We excelled in the next three rounds, though, winning them 14-11, 16-8 and 15-8. By the time we broke for dinner, we had 72 VPs and were tied for fourth in B, which would get us 2 or 3 gold points if we kept up the good work.
Our good work put us up against good opponents in round five – Buffalo people, Mike Ryan and Bert Feasley. Yet we played well against them. After five boards, we made a 5 Diamond game that the other side didn’t and avoided serious damage when they went to 6 Hearts doubled, not vulnerable, to keep us from making a 4 Spades vulnerable game. We were up 9-3 IMPs when we played the final board. Mike Ryan went to 4 Spades and John, holding five good Spades, made a perfectly reasonable double. (The dummy and I had one Spade each.) At any rate, Ryan drew one round of trump, ran out four good Heart tricks, got a couple Diamonds and finally end-played John on the 11th card, obliging him to lead from a Q-8 of Spades into a K-10. Plus 790. I didn’t think it would be so bad, assuming that our teammates also bid 4 Spades and made it undoubled. But theydidn’t. They bid 4 Spades, all right, but Helen Panza went down two. That gave them 14 IMPs, beating us 17-9. Had John set Mike Ryan or if our teammates had figured out how to make 4 Spades, we would have beaten those folks.

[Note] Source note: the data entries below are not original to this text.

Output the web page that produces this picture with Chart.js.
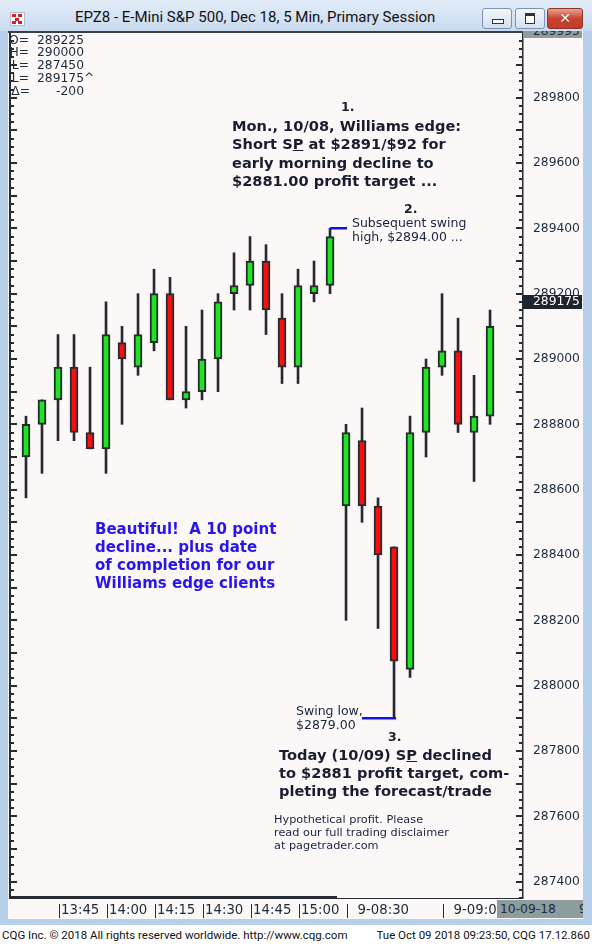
<!DOCTYPE html>
<html>
<head>
<meta charset="utf-8">
<script src="https://cdn.jsdelivr.net/npm/chart.js@4.4.1/dist/chart.umd.min.js"></script>
<style>
  body { margin: 0; width: 592px; height: 944px; position: relative; overflow: hidden; background: #fff; font-family: "DejaVu Sans", sans-serif; }
  .abs { position: absolute; }
  #frame { left: 0; top: 0; width: 592px; height: 925px; background: #b7cfe9; }
  #titlebar { left: 0; top: 0; width: 592px; height: 31px; background: linear-gradient(#e2ecf8, #c9dbef); }
  #title { left: 75px; top: 8px; font: 15px Roboto, sans-serif; color: #111; white-space: nowrap; }
  #icon { left: 10px; top: 12px; width: 13px; height: 12px; background: #fff; border: 1px solid #b8b8c8; }
  #icon i { position: absolute; width: 4px; height: 3px; background: #d0202a; }
  .btn { top: 8px; height: 19px; border: 1px solid #7d93ad; border-radius: 3px; background: linear-gradient(#f4f7fb, #d3e0ee); }
  #plot { left: 8px; top: 31px; width: 575px; height: 888px; background: #fbf8f7; }
  #topline { left: 8px; top: 31px; width: 515px; height: 2px; background: #3a4048; }
  #scrollbar { left: 9px; top: 896px; width: 328px; height: 3px; background: #262b33; }
  #scroll2 { left: 337px; top: 898px; width: 186px; height: 1px; background: #262b33; }
  #maxbox { left: 523px; top: 31px; width: 59px; height: 7px; background: #8d9c9c; overflow: hidden; }
  #maxbox span { position: absolute; left: 10px; top: -7px; font-size: 12.3px; color: #1b2a3e; }
  #datebox { left: 497px; top: 900px; width: 86px; height: 18px; background: #8d9c9c; overflow: hidden; font-size: 12.3px; color: #1b2a3e; line-height: 18px; white-space: pre; }
  #datebox span { position: absolute; top: 0; }
  #rightframe { left: 583px; top: 31px; width: 9px; height: 894px; background: #b7cfe9; }
  #footer { left: 0; top: 925px; width: 592px; height: 19px; background: #fff; font: 11.5px Roboto, sans-serif; color: #111; line-height: 21px; }
  #ohlc { left: 10px; top: 33px; width: 100px; height: 70px; overflow: hidden; font-size: 12.3px; color: #1b2a3e; }
  #ohlc div { position: absolute; height: 13px; line-height: 13px; white-space: nowrap; }
  .ann { position: absolute; white-space: nowrap; color: #1c1c30; }
  .b { font-weight: bold; font-size: 14.6px; line-height: 18.3px; }
  .n { font-size: 12.5px; line-height: 14px; color: #1a2340; }
  .num { font-weight: bold; font-size: 12.5px; line-height: 15px; }
  canvas { position: absolute; left: 8px; top: 31px; }
</style>
</head>
<body>
<div id="frame" class="abs"></div>
<div id="titlebar" class="abs"></div>
<div id="icon" class="abs"><i style="left:1px;top:1px"></i><i style="left:7px;top:1px"></i><i style="left:4px;top:5px"></i><i style="left:1px;top:8px"></i><i style="left:7px;top:8px"></i></div>
<div id="title" class="abs">EPZ8 - E-Mini S&amp;P 500, Dec 18, 5 Min, Primary Session</div>
<div class="abs btn" style="left:482px;width:28px"><div class="abs" style="left:9px;top:10px;width:10px;height:3px;background:#fff;border:1px solid #333"></div></div>
<div class="abs btn" style="left:515px;width:28px"><div class="abs" style="left:9px;top:4px;width:8px;height:7px;border:1px solid #333;border-top-width:3px;background:#fff"></div></div>
<div class="abs btn" style="left:547px;width:34px;border-color:#8a3326;background:linear-gradient(#e9a394,#c8432f 50%,#c23a28)"><div class="abs" style="left:0;top:0;width:34px;text-align:center;font:bold 14px 'DejaVu Sans';color:#fff;line-height:19px;text-shadow:0 0 1px #333">✕</div></div>
<div id="plot" class="abs"></div>
<div id="rightframe" class="abs"></div>
<canvas id="chart" width="575" height="888"></canvas>
<div id="topline" class="abs"></div>
<div id="scrollbar" class="abs"></div>
<div id="scroll2" class="abs"></div>
<div id="maxbox" class="abs"><span>289995</span></div>
<div id="datebox" class="abs"><span style="left:3px">10-09-18</span><span style="left:82px">9</span></div>
<div id="ohlc" class="abs"></div>

<div class="ann num" style="left:341px;top:99px">1.</div>
<div class="ann b" style="left:232px;top:117px">Mon., 10/08, Williams edge:<br>Short S<u>P</u> at $2891/$92 for<br>early morning decline to<br>$2881.00 profit target ...</div>
<div class="ann num" style="left:404px;top:201px">2.</div>
<div class="ann n" style="left:352px;top:215.5px">Subsequent swing<br>high, $2894.00 ...</div>
<div class="ann b" style="left:95px;top:519.5px;font-size:15px;line-height:18.2px;color:#2814f0">Beautiful!&nbsp; A 10 point<br>decline... plus date<br>of completion for our<br>Williams edge clients</div>
<div class="ann n" style="left:296px;top:704px">Swing low,<br>$2879.00</div>
<div class="ann num" style="left:388px;top:728.5px">3.</div>
<div class="ann b" style="left:279px;top:745.5px">Today (10/09) S<u>P</u> declined<br>to $2881 profit target, com-<br>pleting the forecast/trade</div>
<div class="ann n" style="left:274px;top:812.5px;font-size:11.3px;line-height:13.3px">Hypothetical profit. Please<br>read our full trading disclaimer<br>at pagetrader.com</div>

<div id="footer" class="abs">
  <span class="abs" style="left:2px">CQG Inc. © 2018 All rights reserved worldwide. http://www.cqg.com</span>
  <span class="abs" style="right:2px">Tue Oct 09 2018 09:23:50, CQG 17.12.860</span>
</div>

<script>
// 5 minute bars, EPZ8, 10/08 afternoon + 10/09 morning
const times = ['13:35','13:40','13:45','13:50','13:55','14:00','14:05','14:10','14:15','14:20',
               '14:25','14:30','14:35','14:40','14:45','14:50','14:55','15:00','15:05','15:10',
               '08:30','08:35','08:40','08:45','08:50','08:55','09:00','09:05','09:10','09:15']
const opens  = [288700,288800,288875,288975,288775,288725,289050,288975,289050,289200,
                288875,288900,289000,289200,289225,289300,289125,288975,289200,289225,
                288550,288750,288550,288425,288050,288775,288975,289025,288775,288825]
const highs  = [288825,288875,289075,289075,288975,289175,289100,289200,289275,289250,
                289100,289150,289200,289325,289375,289350,289200,289275,289300,289400,
                288800,288850,288575,288425,288825,289000,289200,289125,288950,289150]
const lows   = [288575,288650,288750,288750,288725,288650,288800,288950,289025,288875,
                288850,288875,288900,289150,289150,289075,288925,288925,289175,289200,
                288200,288500,288175,287900,288025,288700,288950,288775,288625,288800]
const closes = [288800,288875,288975,288775,288725,289075,289000,289075,289200,288875,
                288900,289000,289175,289225,289300,289150,288975,289225,289225,289375,
                288775,288550,288400,288075,288775,288975,289025,288800,288825,289100]

const priceTicks = [287400,287600,287800,288000,288200,288400,288600,288800,289000,289200,289400,289600,289800]
const timeTickIdx = [2,5,8,11,14,17,20,26]
const timeTickLabels = ['13:45','14:00','14:15','14:30','14:45','15:00','9-08:30','9-09:00']

const ohlcKeys = ['O=','H=','L=','L=','Δ=']
const ohlcValues = ['289225','290000','287450','289175','-200']
const ohlcSuffix = ['','','','^','']
const lastPrice = 289175

const swingHigh = { index: 19, price: 289400 }
const swingLow = { index: 23, price: 287900 }

// header box top-left
const ohlcBox = document.getElementById('ohlc')
ohlcKeys.forEach((k, i) => {
  const row = document.createElement('div')
  row.style.top = (0.5 + i * 12.9) + 'px'
  row.style.left = '0px'
  row.style.width = '100px'
  row.innerHTML = `<span style="position:absolute;right:${k === 'Δ=' ? 80 : 81}px">${k}</span>` +
    `<span style="position:absolute;right:26px">${ohlcValues[i]}</span>` +
    `<span style="position:absolute;left:74px">${ohlcSuffix[i]}</span>`
  ohlcBox.appendChild(row)
})

const GREEN = '#1ee61e'
const RED = '#ff0d0d'
const INK = '#262b33'

const up = closes.map((c, i) => c >= opens[i])
const bodies = opens.map((o, i) => ({ x: i, y: [Math.min(o, closes[i]), Math.max(o, closes[i])] }))
const wicks = highs.map((h, i) => ({ x: i, y: [lows[i], h] }))

const chrome = {
  id: 'chrome',
  afterDatasetsDraw(chart) {
    const { ctx, scales: { x, y } } = chart
    ctx.save()
    ctx.fillStyle = '#1212e6'
    const hy = Math.round(y.getPixelForValue(swingHigh.price))
    const hx0 = x.getPixelForValue(swingHigh.index)
    const hx1 = x.getPixelForValue(swingHigh.index + 1) + 1
    ctx.fillRect(hx0, hy - 1, hx1 - hx0, 2.5)
    const ly = Math.round(y.getPixelForValue(swingLow.price))
    const lx0 = x.getPixelForValue(swingLow.index - 2)
    const lx1 = x.getPixelForValue(swingLow.index) + 2
    ctx.fillRect(lx0, ly - 1, lx1 - lx0, 2.5)
    ctx.restore()
  },
  afterDraw(chart) {
    const { ctx, chartArea: a, scales: { x, y } } = chart
    ctx.save()
    ctx.fillStyle = INK
    // axis lines
    ctx.fillRect(a.left - 1, a.top, 2, a.bottom - a.top)
    ctx.fillRect(a.right - 1, a.top, 1.5, a.bottom - a.top)
    // inward ticks, 25 pt minor / 100 pt major
    for (let v = Math.ceil(y.min / 25) * 25; v <= y.max; v += 25) {
      const py = Math.round(y.getPixelForValue(v))
      const len = v % 100 === 0 ? 6 : 3
      ctx.fillRect(a.left + 1, py - 1, len, 2)
      ctx.fillRect(a.right - 1 - len, py - 1, len, 2)
    }
    // time separators
    x.ticks.forEach(t => {
      const px = Math.round(x.getPixelForValue(t.value)) + 1
      ctx.fillRect(px, a.bottom + 5, 1, 14)
    })
    // last price box
    const py = y.getPixelForValue(lastPrice)
    ctx.fillStyle = '#1d262e'
    ctx.fillRect(a.right, Math.round(py - 7), chart.width - a.right - 1, 14)
    ctx.fillStyle = '#ffffff'
    ctx.font = '12.3px "DejaVu Sans"'
    ctx.textBaseline = 'middle'
    ctx.fillText(String(lastPrice), a.right + 10, py)
    ctx.restore()
  }
}

new Chart(document.getElementById('chart'), {
  type: 'bar',
  data: {
    labels: times,
    datasets: [
      {
        label: 'bodies',
        data: bodies,
        backgroundColor: up.map(u => u ? GREEN : RED),
        borderColor: INK,
        borderWidth: 2,
        borderSkipped: false,
        barThickness: 8,
        grouped: false
      },
      {
        label: 'wicks',
        data: wicks,
        backgroundColor: INK,
        borderWidth: 0,
        barThickness: 2,
        grouped: false
      }
    ]
  },
  options: {
    responsive: false,
    animation: false,
    events: [],
    layout: { padding: { left: 2, top: 2, right: 0, bottom: 0 } },
    plugins: { legend: { display: false }, tooltip: { enabled: false } },
    scales: {
      x: {
        type: 'linear',
        min: -1,
        max: 31.06,
        offset: false,
        grid: { display: false, drawTicks: false },
        border: { display: false },
        afterBuildTicks: s => { s.ticks = timeTickIdx.map(v => ({ value: v })) },
        afterFit: s => { s.height = 20; s.paddingLeft = 0; s.paddingRight = 0 },
        ticks: {
          autoSkip: false,
          maxRotation: 0,
          align: 'start',
          labelOffset: 3,
          padding: 4,
          color: '#1b2a3e',
          font: { family: 'DejaVu Sans', size: 13.3 },
          callback: (v, i) => (timeTickLabels[i].includes('-') ? '  ' : '') + timeTickLabels[i]
        }
      },
      y: {
        position: 'right',
        min: 287347,
        max: 289998,
        grid: { display: false, drawTicks: false },
        border: { display: false },
        afterBuildTicks: s => { s.ticks = priceTicks.map(v => ({ value: v })) },
        afterFit: s => { s.width = 60; s.paddingTop = 0; s.paddingBottom = 0 },
        ticks: {
          padding: 10,
          color: '#1b2a3e',
          font: { family: 'DejaVu Sans', size: 12.3 },
          callback: v => String(v)
        }
      }
    }
  },
  plugins: [chrome]
})
</script>
</body>
</html>
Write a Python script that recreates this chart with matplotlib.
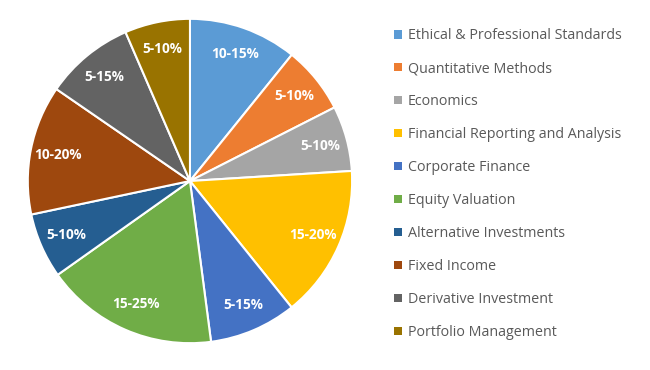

John was spooked and we never recovered. The next team shut us out, followed by Sally and Gary from Wheeling, W. Va., who fought us to a draw on four hands, then made game where our partners didn’t and beat us 9-1. Our bid for gold was over. In the final round, because one team walked out (was it those people who erupted in the corner during round five and were threatened with being thrown out?), we were pressed into a three-team round robin. We beat one of the teams and lost to the other. We got credit for half a win. Each round you won was worth .31 of a master point, so for the day we won either 1.08 or 1.09. Add that to our 1.79 from Thursday and we can’t be too unhappy, even though we didn’t get any gold.